Ask Tunnicliffe where she’s from, and she’ll say, “Ohio.” Ask where’s her home now, and she’ll say Florida. Ignore the underpinnings of a British accent. That she will sail for the United States next month in the Olympic Games, and that those Olympic Games will be held in London — just three hours south of Doncaster, the English city in which Tunnicliffe was born — is mere coincidence.
“It’s a non-issue,” said Mitch Brindley, Tunnicliffe’s sailing coach at Old Dominion University.
“She is by far the biggest American fan and athlete, probably, that the U.S. team could have,” said fellow Olympic sailor Debbie Capozzi.
What’s important is this: Tunnicliffe, 29, is already an Olympic gold medalist — an American Olympic gold medalist — in one sailing discipline: Laser Radial, a solo endeavor. In London, at what likely will be a raucous venue that is already sold out, she will be one of America’s best hopes in a new discipline: women’s match racing, in which she will join two teammates in trying to win another gold.
“We can’t think about the end result,” Tunnicliffe said.
Her teammates are a former college teammate at Old Dominion, Capozzi, and a former college rival, Molly Vandemoer. Their mission in London is to compete against 12 other teams in one-on-one, first-to-the-finish races. The eight teams with the best records move on to the quarterfinals, and from there, it’s single-elimination.
“I love the pressure of it,” Tunnicliffe said.

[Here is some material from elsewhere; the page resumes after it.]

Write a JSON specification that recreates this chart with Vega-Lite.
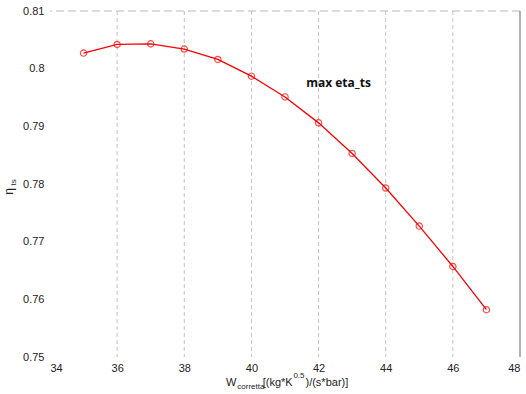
{
  "$schema": "https://vega.github.io/schema/vega-lite/v6.json",
  "width": 470,
  "height": 346,
  "autosize": {"type": "none"},
  "padding": {"left": 50, "top": 11, "right": 6, "bottom": 37},
  "background": "white",
  "config": {"view": {"stroke": null}, "font": "Liberation Sans"},
  "datasets": {
    "eta": [
      {"W": 35, "eta": 0.8027},
      {"W": 36, "eta": 0.8042},
      {"W": 37, "eta": 0.8043},
      {"W": 38, "eta": 0.8034},
      {"W": 39, "eta": 0.8016},
      {"W": 40, "eta": 0.7987},
      {"W": 41, "eta": 0.7951},
      {"W": 42, "eta": 0.7906},
      {"W": 43, "eta": 0.7853},
      {"W": 44, "eta": 0.7793},
      {"W": 45, "eta": 0.7727},
      {"W": 46, "eta": 0.7657},
      {"W": 47, "eta": 0.7582}
    ],
    "grid": [{"g": 36}, {"g": 38}, {"g": 40}, {"g": 42}, {"g": 44}, {"g": 46}],
    "labels": [
      {"t": "W", "x": 39.243, "y": 0.74497, "size": 11},
      {"t": "corretta", "x": 39.58, "y": 0.74445, "size": 8},
      {"t": "[(kg*K", "x": 40.336, "y": 0.74497, "size": 11},
      {"t": "0.5", "x": 41.25, "y": 0.74636, "size": 8},
      {"t": ")/(s*bar)]", "x": 41.61, "y": 0.74497, "size": 11}
    ],
    "one": [{}]
  },
  "layer": [
    {
      "data": {"name": "grid"},
      "mark": {"type": "rule", "color": "#c4c4c4", "strokeDash": [4, 3], "strokeWidth": 1},
      "encoding": {"x": {"field": "g", "type": "quantitative"}}
    },
    {
      "data": {"name": "eta"},
      "mark": {"type": "line", "color": "#ff0000", "strokeWidth": 1.3},
      "encoding": {
        "x": {
          "field": "W", "type": "quantitative",
          "scale": {"domain": [34, 48], "nice": false, "zero": false},
          "axis": {
            "values": [34, 36, 38, 40, 42, 44, 46, 48],
            "title": null, "domain": false, "ticks": false, "grid": false,
            "labelFontSize": 11, "labelColor": "#222", "labelPadding": 5,
            "labelFont": "Liberation Sans"
          }
        },
        "y": {
          "field": "eta", "type": "quantitative",
          "scale": {"domain": [0.75, 0.81], "nice": false, "zero": false},
          "axis": {
            "values": [0.75, 0.76, 0.77, 0.78, 0.79, 0.8, 0.81],
            "format": "~g",
            "title": null, "domain": false, "ticks": false, "grid": false,
            "labelFontSize": 11, "labelColor": "#222", "labelPadding": 6,
            "labelFont": "Liberation Sans"
          }
        }
      }
    },
    {
      "data": {"name": "eta"},
      "mark": {"type": "point", "shape": "circle", "color": "#ff0000", "size": 40, "strokeWidth": 1.2, "filled": false},
      "encoding": {
        "x": {"field": "W", "type": "quantitative"},
        "y": {"field": "eta", "type": "quantitative"}
      }
    },
    {
      "data": {"name": "one"},
      "mark": {"type": "rule", "color": "#b8b8b8", "strokeDash": [8, 4], "strokeWidth": 1},
      "encoding": {"y": {"datum": 0.81}}
    },
    {
      "data": {"name": "one"},
      "mark": {"type": "rule", "color": "#999999", "strokeWidth": 1.5},
      "encoding": {"x": {"datum": 48}}
    },
    {
      "data": {"name": "one"},
      "mark": {"type": "text", "text": "max eta_ts", "font": "Open Sans", "fontWeight": "bold", "fontSize": 12, "align": "left", "baseline": "alphabetic", "color": "#111"},
      "encoding": {"x": {"datum": 41.63}, "y": {"datum": 0.7968}}
    },
    {
      "data": {"name": "labels"},
      "mark": {"type": "text", "align": "left", "baseline": "alphabetic", "clip": false, "color": "#222", "font": "Liberation Sans"},
      "encoding": {
        "x": {"field": "x", "type": "quantitative"},
        "y": {"field": "y", "type": "quantitative"},
        "text": {"field": "t"},
        "size": {"field": "size", "type": "quantitative", "scale": null}
      }
    },
    {
      "data": {"name": "one"},
      "mark": {"type": "text", "text": "η", "angle": 270, "fontSize": 12, "align": "center", "baseline": "alphabetic", "color": "#222", "font": "Liberation Sans"},
      "encoding": {"x": {"datum": 32.9}, "y": {"datum": 0.7787}}
    },
    {
      "data": {"name": "one"},
      "mark": {"type": "text", "text": "ts", "angle": 270, "fontSize": 8, "align": "center", "baseline": "alphabetic", "color": "#222", "font": "Liberation Sans"},
      "encoding": {"x": {"datum": 33.0}, "y": {"datum": 0.7803}}
    }
  ]
}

She says this just more than a decade after she arrived at Old Dominion, still something of a sailing novice. She began sailing in England but, by her own admission, “hated the sport.”
“The squad I was on in England was really good — and I wasn’t,” she said. “It was cold. It was miserable.”
After her father, who worked for a limestone company, was transferred from England to Ohio when Anna was 12, she grew up in Perrysburg, just outside Toledo. It would seem an odd place to breed a sailing champion, but the Tunnicliffes joined the North Cape Yacht Club, just over the Michigan border, and Anna took to the waters of Lake Erie. There, she grew to love the sport, even though she had no idea it would be her future. In high school, she ran track and cross-country. Sailing was just another option.
“To be honest,” she said, “I wasn’t very good until I got to college.”
Old Dominion is perhaps the premier college sailing program in the country. The Norfolk school has won 15 sailing national championships, and the women have qualified for 12 of the past 13 national championship regattas. Brindley, the coach for the past 17 seasons, not only recruits elite athletes from sailing hotbeds on the East Coast, but he takes pride in finding sailors from under rocks where others might not look.